Kia ora koutou,
This is my final notes from the Asia-Pacific region for 2022, so I thought it might be a good time to look back on the year that was and ahead to the year that’s coming.
It was a big year for privacy. As Australia and New Zealand was released from the clutches of the COVID-19 pandemic, our regulators and lawmakers increased their activities in the privacy space. Some of these activities responded to major breaches in the region, while others were a long time coming, relating to complementary regulatory activities we have been expecting for some time. A few of the highlights (or lowlights) of the year include:
- Law reform very much dominated the privacy discourse in Australia, culminating in the passing of the Privacy Legislation Amendment (Enforcement and Other Measures) Bill 2022. Among other things, this bill will amend the Australian Privacy Act 1988 to introduce significant new financial penalties for serious or repeated breaches of the act. The new three-factor scheme will allow for the imposition of fines up to the greater of AU $50 million, three times the value the agency obtained from misusing the data, or 30% of quarterly adjusted turnover.
- This significant development in Australian privacy law followed several major data breaches in Australia, including the Optus breach that exposed up to 10 million customer accounts and had far-reaching consequences for other organizations in the region, and the Medibank breach, which the Office of the Australian Information Commissioner opened an investigation on 1 Dec.
- The New Zealand Office of the Privacy Commissioner made significant strides in relation to the regulation of biometric technologies. Following the publication of a 2021 position paper on biometrics, the OPC released a consultation paper in August seeking views on what action may be needed to address the increasing use of biometric technology in New Zealand.

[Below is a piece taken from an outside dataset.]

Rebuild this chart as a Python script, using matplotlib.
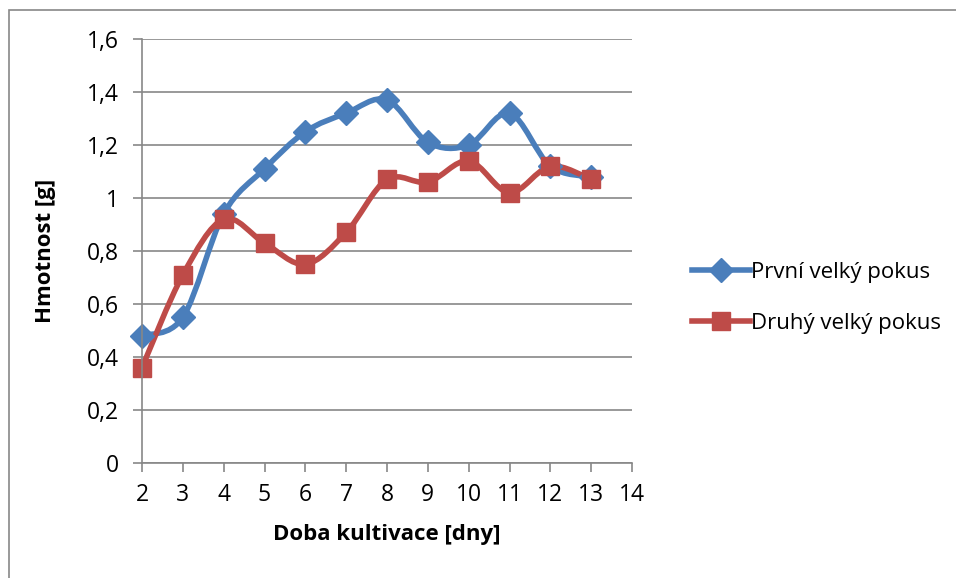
import matplotlib
matplotlib.use("Agg")
import matplotlib.pyplot as plt
from matplotlib.path import Path
from matplotlib.patches import PathPatch, Rectangle
from matplotlib.lines import Line2D

days = [2, 3, 4, 5, 6, 7, 8, 9, 10, 11, 12, 13]
prvni = [0.48, 0.55, 0.94, 1.11, 1.25, 1.32, 1.37, 1.21, 1.20, 1.32, 1.12, 1.08]
druhy = [0.36, 0.71, 0.92, 0.83, 0.75, 0.87, 1.07, 1.06, 1.14, 1.02, 1.12, 1.07]
names = ["První velký pokus", "Druhý velký pokus"]
colors = ["#4A7EBB", "#BE4B48"]

plt.rcParams['font.family'] = ['Open Sans', 'DejaVu Sans']
grey = "#878787"


def smooth_path(xs, ys):
    # cardinal spline as bezier segments, like office "smoothed line"
    pts = list(zip(xs, ys))
    verts = [pts[0]]
    codes = [Path.MOVETO]
    n = len(pts)
    for i in range(n - 1):
        p0 = pts[i - 1] if i > 0 else pts[i]
        p1 = pts[i]
        p2 = pts[i + 1]
        p3 = pts[i + 2] if i + 2 < n else pts[i + 1]
        c1 = (p1[0] + (p2[0] - p0[0]) / 6, p1[1] + (p2[1] - p0[1]) / 6)
        c2 = (p2[0] - (p3[0] - p1[0]) / 6, p2[1] - (p3[1] - p1[1]) / 6)
        verts += [c1, c2, p2]
        codes += [Path.CURVE4] * 3
    return Path(verts, codes)


fig = plt.figure(figsize=(9.56, 5.78), dpi=100)
fig.patches.append(Rectangle((9 / 956, -0.1), 1.2, 1.1 - 10 / 578,
                             transform=fig.transFigure, fill=False,
                             edgecolor=grey, linewidth=1.2))
ax = fig.add_axes([142 / 956, 1 - 463 / 578, 490 / 956, 424 / 578])

ax.set_xlim(2, 14)
ax.set_ylim(0, 1.6)
ax.set_xticks(range(2, 15))
ax.set_yticks([0, 0.2, 0.4, 0.6, 0.8, 1.0, 1.2, 1.4, 1.6])
ax.set_yticklabels(["0", "0,2", "0,4", "0,6", "0,8", "1", "1,2", "1,4", "1,6"])
ax.grid(axis='y', color=grey, linewidth=1.2)
ax.set_axisbelow(True)
for s in ["top", "right"]:
    ax.spines[s].set_visible(False)
for s in ["left", "bottom"]:
    ax.spines[s].set_color(grey)
    ax.spines[s].set_linewidth(1.2)
ax.tick_params(colors=grey, labelcolor="black", labelsize=16.5, length=6.5,
               width=1.2)
ax.tick_params(axis="y", pad=10)
ax.tick_params(axis="x", pad=8)

markers = ["D", "s"]
sizes = [12, 13]
handles = []
for ys, c, m, ms, name in zip([prvni, druhy], colors, markers, sizes, names):
    ax.add_patch(PathPatch(smooth_path(days, ys), facecolor="none",
                           edgecolor=c, linewidth=4, capstyle="round",
                           joinstyle="round", clip_on=False))
    ax.plot(days, ys, linestyle="none", marker=m, markersize=ms, color=c,
            clip_on=False)
    handles.append(Line2D([], [], color=c, linewidth=4, marker=m,
                          markersize=ms, label=name))

ax.set_xlabel("Doba kultivace [dny]", fontsize=16, fontweight="bold",
              labelpad=12)
ax.set_ylabel("Hmotnost [g]", fontsize=16, fontweight="bold", labelpad=22)

fig.legend(handles=handles, loc="center left",
           bbox_to_anchor=(672 / 956, 1 - 298 / 578), frameon=False,
           fontsize=16, handlelength=2.6, handletextpad=0.05,
           labelspacing=1.35)

fig.savefig("out.png", dpi=100)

- New Zealand’s Ministry of Justice proposed broadening the Privacy Act’s notification requirements to apply to the indirect collection of personal information. Currently, the act only requires an agency to provide privacy notice to individuals when collecting personal information from them directly. Submissions — such as those made by the privacy commissioner — appear to favor an amendment to existing information privacy principle 3, rather than the insertion of a new privacy principle.
- Last but not least, the IAPP hosted the ANZ Summit 2022 in Sydney. It was a sell-out event, with an excellent lineup of topics and speakers. Highlights included keynotes from Australian Privacy Commissioner Angelene Falk and New Zealand Privacy Commissioner Michael Webster, and a focus on indigenous privacy perspectives led by keynote Microsoft Global co-Chair of Indigenous Dan Te Whenua Walker and continued by a panel of experts who discussed work being done in New Zealand to use tikanga Māori and other frameworks to better respect indigenous data perspectives. The IAPP has committed to continuing its support of this pioneering indigenous data focus, and you can expect to hear more from us on this topic in coming months.
2023 is promising to be just as eventful, with several major changes likely to be finalized and implemented in the coming year. Key things to look out for include:
- There’s more to come regarding privacy law reform in Australia, with a second tranche of amendments expected on substantive changes to other parts of the Privacy Act, including employee and small business exemptions, and civil penalties for Privacy Act breaches that may not meet the serious and repeated threshold but nonetheless cause real harm to the people affected.
- We should see a bill passed in New Zealand implementing a new consumer data right. This will be New Zealand’s version of the data portability right. Readiness work has already begun in the banking and financial technology sectors in anticipation of the law’s eventual implementation.
- The OPC will decide on the best way to regulate facial recognition and other types of biometric technologies. Whatever regulatory response is favored, the OPC has made clear it will seek to preserve the benefits of the technology while protecting against privacy risks, and to ensure the compliance burden is proportionate to the scale of the risk.
- We should see an amendment to the New Zealand Privacy Act implementing the privacy notification changes proposed by the Ministry of Justice, summarized above. This change could require a major rethink from organizations about the ways they gather personal information, particularly to inform marketing activities.
- Finally, both the Australian and NZ data protection authorities gave us a clear signal during the ANZ Summit about what to expect from them in the coming year, with Commissioner Falk focusing clearly on using her new enforcement powers to more effectively investigate and address serious privacy breaches, and Commissioner Webster focusing on developing a new privacy risk management system to help organizations ensure privacy is a core focus of their business.
This summary makes clear that we all deserve a rest. It’s time for privacy professionals to take stock over the holiday period and rebuild their resilience for the year to come. I wish all IAPP members a calm, safe and restorative break, and look forward to seeing you all again in the new year.